Gweru City Council commissioner Tsunga Mhangami said most of the city’s roads had outlived their lifespan and the local authority was financially constrained to continue patching the potholes.
As a result, the city council had resorted to scrapping some of the tarred roads to turn them into gravel networks.
He said as the council battled with pothole patching, the only reasonable and cost effective way to deal with the situation was to turn them into gravel roads.
Of late, the local authority has just been filling potholes with gravel and this was not lasting especially during this rainy season as the gravel has been washed away by runoff.
“A good number of roads in the residential areas no longer need patching simply because they’ve outlived their lifespan. Most of them now need to be scrapped and make them gravel until council has funds to tar them.

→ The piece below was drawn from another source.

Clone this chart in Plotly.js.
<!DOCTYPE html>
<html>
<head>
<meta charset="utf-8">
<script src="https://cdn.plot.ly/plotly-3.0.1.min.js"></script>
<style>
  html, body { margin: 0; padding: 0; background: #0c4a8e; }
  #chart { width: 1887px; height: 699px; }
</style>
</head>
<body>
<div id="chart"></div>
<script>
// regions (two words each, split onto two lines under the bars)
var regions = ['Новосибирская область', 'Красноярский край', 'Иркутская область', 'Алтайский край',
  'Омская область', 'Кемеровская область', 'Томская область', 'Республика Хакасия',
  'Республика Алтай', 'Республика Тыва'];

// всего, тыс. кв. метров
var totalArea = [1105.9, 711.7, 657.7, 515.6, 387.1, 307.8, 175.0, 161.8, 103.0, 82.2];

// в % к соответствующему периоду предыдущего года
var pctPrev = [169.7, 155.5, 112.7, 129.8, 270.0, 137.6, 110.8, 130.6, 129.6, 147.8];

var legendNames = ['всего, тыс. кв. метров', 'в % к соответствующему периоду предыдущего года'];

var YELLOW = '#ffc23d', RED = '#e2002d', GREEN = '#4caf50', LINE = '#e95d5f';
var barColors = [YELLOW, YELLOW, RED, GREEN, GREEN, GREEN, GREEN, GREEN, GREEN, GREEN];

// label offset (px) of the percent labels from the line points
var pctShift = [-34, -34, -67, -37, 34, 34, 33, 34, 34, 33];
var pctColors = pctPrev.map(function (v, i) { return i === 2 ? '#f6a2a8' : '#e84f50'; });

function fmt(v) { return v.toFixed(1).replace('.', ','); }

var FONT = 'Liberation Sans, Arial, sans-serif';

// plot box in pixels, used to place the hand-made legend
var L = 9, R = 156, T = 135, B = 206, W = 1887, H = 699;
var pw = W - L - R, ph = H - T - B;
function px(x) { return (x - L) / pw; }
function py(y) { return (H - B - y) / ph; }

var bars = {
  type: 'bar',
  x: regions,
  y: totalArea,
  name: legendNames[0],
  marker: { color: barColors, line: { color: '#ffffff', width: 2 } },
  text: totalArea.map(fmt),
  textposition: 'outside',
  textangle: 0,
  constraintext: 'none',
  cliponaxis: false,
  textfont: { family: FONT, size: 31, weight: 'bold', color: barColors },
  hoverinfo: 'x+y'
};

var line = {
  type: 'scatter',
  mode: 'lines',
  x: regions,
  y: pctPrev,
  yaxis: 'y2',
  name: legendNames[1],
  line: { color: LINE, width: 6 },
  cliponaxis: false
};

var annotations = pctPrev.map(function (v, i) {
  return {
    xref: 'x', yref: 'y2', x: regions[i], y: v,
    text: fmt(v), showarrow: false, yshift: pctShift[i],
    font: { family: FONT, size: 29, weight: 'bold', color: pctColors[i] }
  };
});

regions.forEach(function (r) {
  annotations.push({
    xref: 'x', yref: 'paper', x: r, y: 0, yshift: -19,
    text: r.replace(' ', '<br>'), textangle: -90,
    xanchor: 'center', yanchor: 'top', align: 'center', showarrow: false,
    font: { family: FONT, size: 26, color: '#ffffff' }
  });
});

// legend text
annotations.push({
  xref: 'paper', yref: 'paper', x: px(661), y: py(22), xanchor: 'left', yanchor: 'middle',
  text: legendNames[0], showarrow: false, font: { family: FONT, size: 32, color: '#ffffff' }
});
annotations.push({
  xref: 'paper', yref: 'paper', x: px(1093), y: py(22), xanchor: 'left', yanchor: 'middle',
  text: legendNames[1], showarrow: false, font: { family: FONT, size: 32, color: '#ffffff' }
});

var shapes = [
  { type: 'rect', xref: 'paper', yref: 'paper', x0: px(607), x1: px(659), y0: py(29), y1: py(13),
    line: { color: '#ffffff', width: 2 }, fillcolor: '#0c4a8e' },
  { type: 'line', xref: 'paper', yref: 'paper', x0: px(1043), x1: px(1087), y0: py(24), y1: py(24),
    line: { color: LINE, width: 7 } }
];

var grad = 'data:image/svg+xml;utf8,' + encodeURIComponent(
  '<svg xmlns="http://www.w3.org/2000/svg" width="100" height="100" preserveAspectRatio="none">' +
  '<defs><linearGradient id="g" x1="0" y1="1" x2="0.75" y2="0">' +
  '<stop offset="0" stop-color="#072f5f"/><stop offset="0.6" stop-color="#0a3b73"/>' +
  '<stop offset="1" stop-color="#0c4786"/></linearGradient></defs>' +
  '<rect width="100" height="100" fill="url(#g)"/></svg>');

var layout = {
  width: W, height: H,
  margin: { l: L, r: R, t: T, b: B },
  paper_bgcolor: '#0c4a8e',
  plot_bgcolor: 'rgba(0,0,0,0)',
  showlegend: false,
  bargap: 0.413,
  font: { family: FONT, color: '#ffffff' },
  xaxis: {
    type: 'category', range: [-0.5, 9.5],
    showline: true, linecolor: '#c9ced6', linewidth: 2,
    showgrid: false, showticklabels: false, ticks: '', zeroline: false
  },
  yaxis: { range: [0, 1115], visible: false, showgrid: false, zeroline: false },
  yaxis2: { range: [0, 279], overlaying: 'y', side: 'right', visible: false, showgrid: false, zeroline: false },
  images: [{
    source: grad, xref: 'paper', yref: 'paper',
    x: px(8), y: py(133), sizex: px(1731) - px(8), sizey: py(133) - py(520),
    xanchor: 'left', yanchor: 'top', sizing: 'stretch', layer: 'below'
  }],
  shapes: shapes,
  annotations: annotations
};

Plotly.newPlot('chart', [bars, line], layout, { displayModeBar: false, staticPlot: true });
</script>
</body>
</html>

“The roads were left unattended for a long time and this is a capital intensive project which requires a lot of money and at the moment council doesn’t have money to undertake a road rehabilitation exercise,” said Mhangami.

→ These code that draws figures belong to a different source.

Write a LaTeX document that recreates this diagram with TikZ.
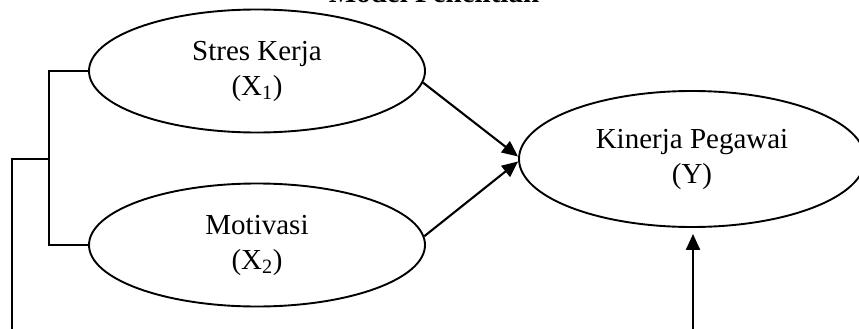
\documentclass[tikz,border=0pt]{standalone}
\usepackage{fontspec}
\setmainfont{Liberation Serif}
\usetikzlibrary{shapes.geometric,arrows.meta}
\tikzset{
  varbox/.style={draw, ellipse, line width=1.9pt, inner sep=0pt,
    minimum width=336pt, minimum height=123pt, align=center,
    font=\fontsize{29}{35}\selectfont},
  link/.style={line width=1.9pt},
  arrowlink/.style={line width=2.1pt, -{Triangle[length=16pt,width=14pt]}},
}
\begin{document}
\begin{tikzpicture}[x=1pt,y=-1pt]
\useasboundingbox (0,0) rectangle (859,329);
\clip (0,0) rectangle (859,329);
% title (partly above the page edge)
\node[anchor=base, font=\bfseries\fontsize{29}{35}\selectfont] (title) at (434,3) {Model Penelitian};
% variables
\node[varbox] (sk) at (257,71) {Stres Kerja\\(X\textsubscript{1})};
\node[varbox] (mo) at (257,245) {Motivasi\\(X\textsubscript{2})};
\node[varbox, minimum width=346pt, minimum height=136pt] (kp) at (692,159) {Kinerja Pegawai\\(Y)};
% bracket joining the two independent variables
\coordinate (jx) at (49,159);
\coordinate (jl) at (12,159);
\coordinate (bl) at (12,345);
\coordinate (br) at (693,345);
\draw[link] (sk.west) -| (jx) |- (mo.west);
% paths into the dependent variable
\draw[arrowlink] (sk.-4) -- ([yshift=2.5pt]kp.west);
\draw[arrowlink] (mo.3) -- ([yshift=-2.5pt]kp.west);
\draw[arrowlink, shorten >=6pt] (jx) -- (jl) -- (bl) -- (br) -- (br |- kp.south);
\end{tikzpicture}
\end{document}
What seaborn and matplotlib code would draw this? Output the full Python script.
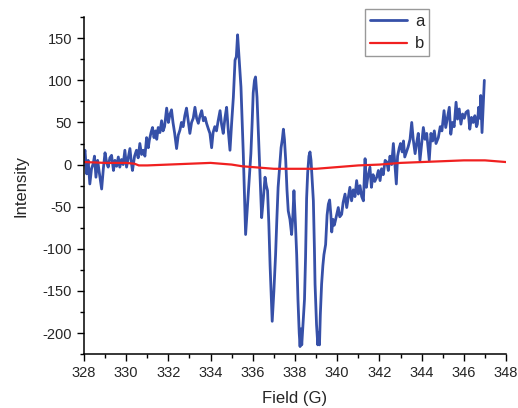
import seaborn as sns
import matplotlib.pyplot as plt
import pandas as pd

# spectrum a (noisy)
field_a = [328.00, 328.05, 328.13, 328.20, 328.28, 328.36, 328.44, 328.50, 328.57, 328.65,
           328.72, 328.84, 328.92, 329.00, 329.08, 329.15, 329.23, 329.31, 329.40, 329.47,
           329.55, 329.63, 329.70, 329.78, 329.86, 329.94, 330.02, 330.10, 330.18, 330.25,
           330.30, 330.40, 330.49, 330.57, 330.65, 330.73, 330.81, 330.89, 330.97, 331.05,
           331.10, 331.18, 331.25, 331.32, 331.40, 331.45, 331.52, 331.60, 331.68, 331.75,
           331.82, 331.92, 332.00, 332.08, 332.15, 332.22, 332.30, 332.39, 332.47, 332.55,
           332.62, 332.70, 332.78, 332.86, 332.94, 333.02, 333.10, 333.18, 333.26, 333.34,
           333.42, 333.50, 333.58, 333.66, 333.74, 333.81, 333.90, 333.97, 334.05, 334.12,
           334.20, 334.28, 334.36, 334.45, 334.52, 334.60, 334.68, 334.76, 334.84, 334.92,
           335.00, 335.08, 335.16, 335.22, 335.28, 335.34, 335.44, 335.55, 335.62, 335.66,
           335.72, 335.79, 335.85, 335.91, 335.97, 336.02, 336.08, 336.13, 336.20, 336.26,
           336.34, 336.42, 336.50, 336.58, 336.64, 336.70, 336.76, 336.82, 336.92, 337.00,
           337.08, 337.14, 337.20, 337.28, 337.34, 337.40, 337.45, 337.50, 337.56, 337.62,
           337.68, 337.76, 337.84, 337.90, 337.95, 338.02, 338.08, 338.14, 338.20, 338.24,
           338.28, 338.32, 338.38, 338.45, 338.50, 338.55, 338.60, 338.66, 338.71, 338.76,
           338.82, 338.87, 338.92, 338.95, 339.02, 339.08, 339.12, 339.16, 339.20, 339.26,
           339.32, 339.37, 339.45, 339.52, 339.58, 339.64, 339.70, 339.74, 339.80, 339.86,
           339.90, 339.97, 340.05, 340.12, 340.21, 340.28, 340.37, 340.45, 340.52, 340.60,
           340.68, 340.76, 340.84, 340.92, 341.00, 341.08, 341.16, 341.24, 341.32, 341.38,
           341.45, 341.55, 341.62, 341.70, 341.78, 341.87, 341.95, 342.03, 342.10, 342.18,
           342.27, 342.35, 342.42, 342.50, 342.58, 342.66, 342.72, 342.80, 342.86, 342.94,
           343.00, 343.08, 343.14, 343.20, 343.28, 343.36, 343.45, 343.53, 343.60, 343.69,
           343.76, 343.84, 343.92, 344.00, 344.08, 344.16, 344.24, 344.30, 344.36, 344.44,
           344.52, 344.60, 344.68, 344.79, 344.88, 344.96, 345.06, 345.14, 345.22, 345.31,
           345.38, 345.46, 345.54, 345.63, 345.70, 345.78, 345.86, 345.94, 346.02, 346.10,
           346.20, 346.28, 346.36, 346.44, 346.52, 346.60, 346.64, 346.70, 346.76, 346.80,
           346.86, 346.90, 346.97]
intensity_a = [10, 17, -11, 5, -23, -5, 1, 10, -15, 5,
               -8, -29, -5, 14, 2, -3, 8, 11, -7, 5,
               -2, 9, -3, 6, 0, 17, -3, 8, 19, 2,
               -7, 10, 17, 8, 25, 12, 17, 10, 32, 20,
               29, 38, 44, 32, 40, 30, 44, 38, 52, 40,
               45, 67, 50, 60, 65, 50, 37, 19, 35, 41,
               50, 45, 58, 67, 52, 37, 50, 55, 68, 55,
               49, 58, 64, 52, 56, 49, 42, 37, 20, 38,
               45, 40, 52, 64, 48, 37, 55, 68, 40, 17,
               50, 80, 124, 128, 154, 130, 92, 13, -50, -83,
               -60, -35, -10, 13, 50, 85, 100, 104, 80, 41,
               -10, -63, -40, -15, -25, -31, -70, -120, -186, -150,
               -107, -65, -27, 0, 20, 30, 42, 30, 5, -30,
               -55, -65, -83, -60, -31, -70, -107, -160, -200, -216,
               -195, -214, -190, -160, -110, -40, -10, 10, 15, 5,
               -20, -43, -100, -142, -190, -214, -200, -214, -178, -142,
               -120, -107, -95, -60, -47, -42, -60, -80, -65, -72,
               -68, -60, -51, -62, -59, -45, -35, -51, -40, -27,
               -43, -30, -38, -19, -35, -25, -38, -43, 7, -27,
               -15, -3, -27, -12, -20, -15, -7, -19, -5, -12,
               5, 3, -7, 10, 0, 25, 5, -23, 10, 20,
               25, 15, 28, 9, 15, 21, 30, 50, 30, 13,
               25, 37, 5, 25, 44, 30, 37, 21, 5, 37,
               28, 40, 25, 32, 45, 40, 64, 44, 55, 68,
               36, 50, 45, 74, 54, 66, 48, 60, 55, 62,
               64, 42, 56, 50, 58, 45, 48, 68, 55, 82,
               38, 60, 100]

# spectrum b (smooth baseline)
field_b = [328, 329, 330, 330.4, 330.6, 331, 332, 333, 334, 334.5, 335, 335.5, 336,
           336.5, 337, 338, 339, 340, 341, 342, 343, 344, 345, 346, 347, 347.5, 348]
intensity_b = [3, 2, 2, 1, -1, -1, 0, 1, 2, 1, 0, -2, -3,
               -4, -5, -5, -5, -3, -1, 0, 2, 3, 4, 5, 5, 4, 3]

df_a = pd.DataFrame({'Field': field_a, 'Intensity': intensity_a})
df_b = pd.DataFrame({'Field': field_b, 'Intensity': intensity_b})

sns.set_style('ticks')
plt.rcParams['font.family'] = ['Liberation Sans', 'DejaVu Sans']
plt.rcParams['axes.unicode_minus'] = False

fig = plt.figure(figsize=(5.18, 4.08), dpi=100)
ax = fig.add_axes([0.162, 0.132, 0.815, 0.826])

sns.lineplot(data=df_a, x='Field', y='Intensity', color='#3650a8', linewidth=2.0,
             label='a', ax=ax, sort=False)
sns.lineplot(data=df_b, x='Field', y='Intensity', color='#f02020', linewidth=1.6,
             label='b', ax=ax, sort=False)

ax.set_xlim(328, 348)
ax.set_ylim(-225, 175)
ax.set_xticks(range(328, 349, 2))
ax.set_xticks(range(328, 349, 1), minor=True)
ax.set_yticks(range(-200, 151, 50))
ax.set_yticks(range(-225, 176, 25), minor=True)
ax.tick_params(which='major', direction='out', length=5, width=1, labelsize=10.5, color='black')
ax.tick_params(which='minor', direction='out', length=3, width=1, color='black')
for s in ['left', 'bottom']:
    ax.spines[s].set_linewidth(1.1)
    ax.spines[s].set_color('black')
sns.despine(ax=ax)

ax.set_xlabel('Field (G)', fontsize=12, labelpad=8)
ax.set_ylabel('Intensity', fontsize=12, labelpad=10)

ax.legend(loc='upper right', bbox_to_anchor=(0.829, 0.978), bbox_transform=fig.transFigure,
          fontsize=12, frameon=True, fancybox=False, edgecolor='#808080',
          handlelength=2.2, handletextpad=0.5, borderpad=0.3, labelspacing=0.45,
          borderaxespad=0)

plt.savefig('out.png', dpi=100)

He said council has already started scrapping and turning some of the roads in Mkoba high density into gravel and a private contractor had been engaged to provide the gravel.
Mhangami said the local authority last year received $166,000 for roads rehabilitation from the Zimbabwe National Roads Administration (Zinara).
“Funds allocated to the local authority by Zinara have been exhausted and we’re waiting the disbursement of funds for this year.
“We last received funds from Zinara in September last year and that budget has since been exhausted and we’re waiting disbursement of this year’s allocation. At the moment, we’re using council coffers because the situation doesn’t look good at all on the ground,” he said.
Roads rehabilitation has been a cause for concern for local authorities in the country.
Zinara chairman Albert Mugabe is on record as saying massive investment is required to rehabilitate the country’s roads.
Between 2010 and mid last year, Zinara had disbursed about $112 million to local authorities.
Zimbabwe requires $5 billion to rehabilitate its road network.